Eddie Arana, Rick Thibodeau, & Chris Bakunas San Diego, Ca. March 2012

Eddie Arana, Rick Thibodeau, & Chris Bakunas San Diego, Ca. March 2012
Eddie Arana, Rick Thibodeau, & Chris Bakunas at Luche Libre Taco Shop in San Diego, March 2012

Wednesday, September 28, 2016

I Just Dropped In...To Catch The Dropkick Murphys

The Dropkick Murphys played the Fillmore last night with all the energy & enthusiasm they have been bringing for twenty years now. The crowd was raucous, as one would expect, with quite a large number of transplanted Massholes present for the party.
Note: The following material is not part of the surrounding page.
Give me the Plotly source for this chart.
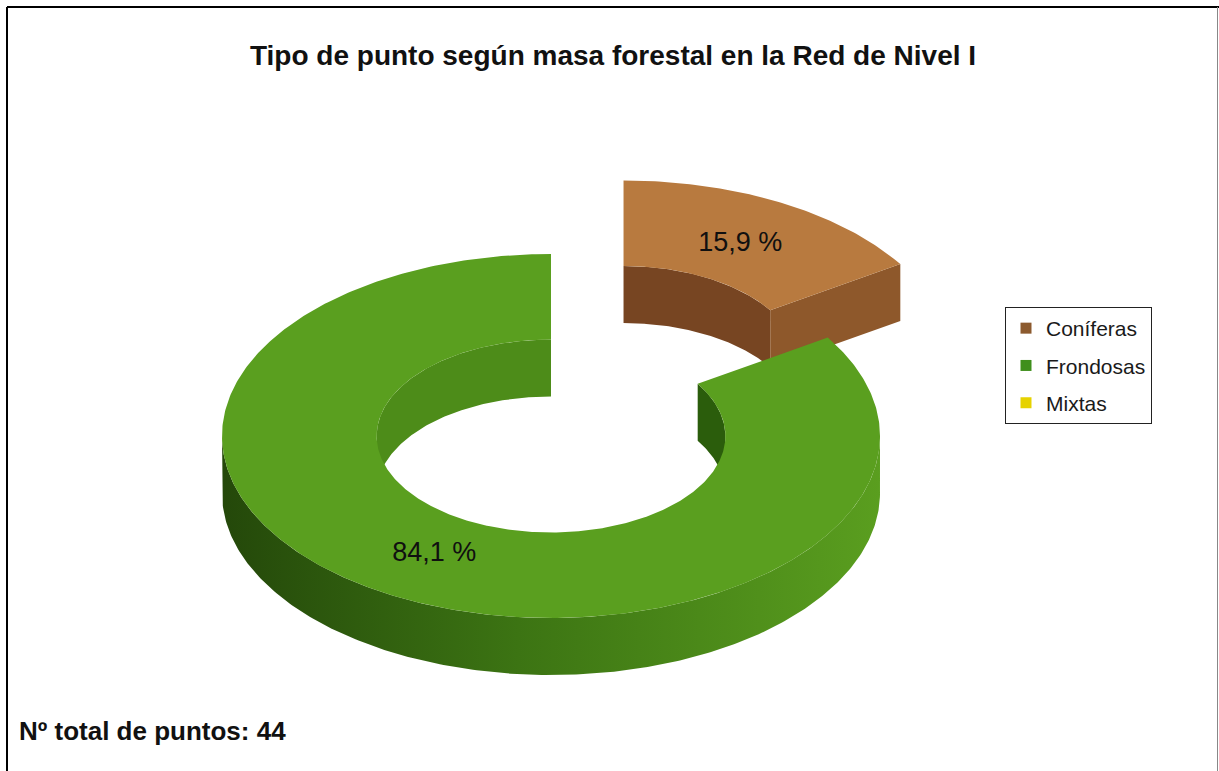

The opener was a local Denver outfit known as the Potato Pirates, purveyors of an aggressive Ska-Punk sound that has gotten tighter over the years - it had been awhile since I had last seen the band and all their practice and hard work playing in local clubs has definitely paid off. 

Jesse Ahern, a stalwart member of the Boston club scene for a number of years (he was with the Ramblin' Souls for awhile) followed the PP's (yes, I did...) and though there was a bit of irritating technical difficulty with an amp on the far right of the stage for the first couple of songs, he and a quartet of musicians he has now allied himself with, the Roots Rock Rebel Revue, kicked out serious songs that belied roots as far back as Woody Guthrie & Lead Belly.

They finished their set with the Reggae classic Police & Thieves as if they were channeling the Clash. Loved it even if Jr. Murvin would disapprove.

When the curtain went up for the Dropkick Murphys (yes, there was an actual curtain, and it seemed to be having Spinal Tap-esque difficulty rising for a few brief moments) the 3500 or so present exploded, with a pit of several hundred rollickin' moshers forming within seconds.

The band was in great form, opening with their interpretation of the classic Johnny, I Hardly Knew Ya (which, for an anti-war song, sure gets a lot of people up and shoving each other in a hurry). That established the tone for the night, though there were a few shifts in momentum (they performed their cover of Which Side Are You On about 10 minutes in).

Of course, they broke out Tessie about halfway through the show, which had all the BoSox fans in the place (and there seemed to be thousands of them) singing along as if it was 2004 or 2007 again...but the rest of us who were Rockies fans collectively gritted our teeth (for those not in the know, Tessie is the Boston Red Sox anthem, and the BoSox swept the Rox in the 2007 WS in four straight games).

Just a couple of songs after that nearly unbearable sing-along though, the band rocked out with a cover of The Cars New Wave hit Just What I Needed, a song I sang along with at the top of my lungs - that was super cool!

A four song encore included the big hit Shipping Out To Boston, and after the DM concert tradition of women in the audience joining them on stage for Kiss Me, I'm Sh*tfaced, which was followed by men joining them onstage for Skinhead on the MTA, the night was wrapped up with a cool as a Southie sipping a Stout rendition of Sam Cooke's Having A Party.

All in all, a very good night & a great concert, made even better by the fact that even though the Dropkick Murphys are very politically active, they let their music carry their message - no grandstanding to a captive audience that for the most part just wanted to come to a show to shrug off all the election year BS and be entertained for an evening.

For that, I thank the members of the band as heartily as I can...though I'm still not going to be rooting for the Red Sox.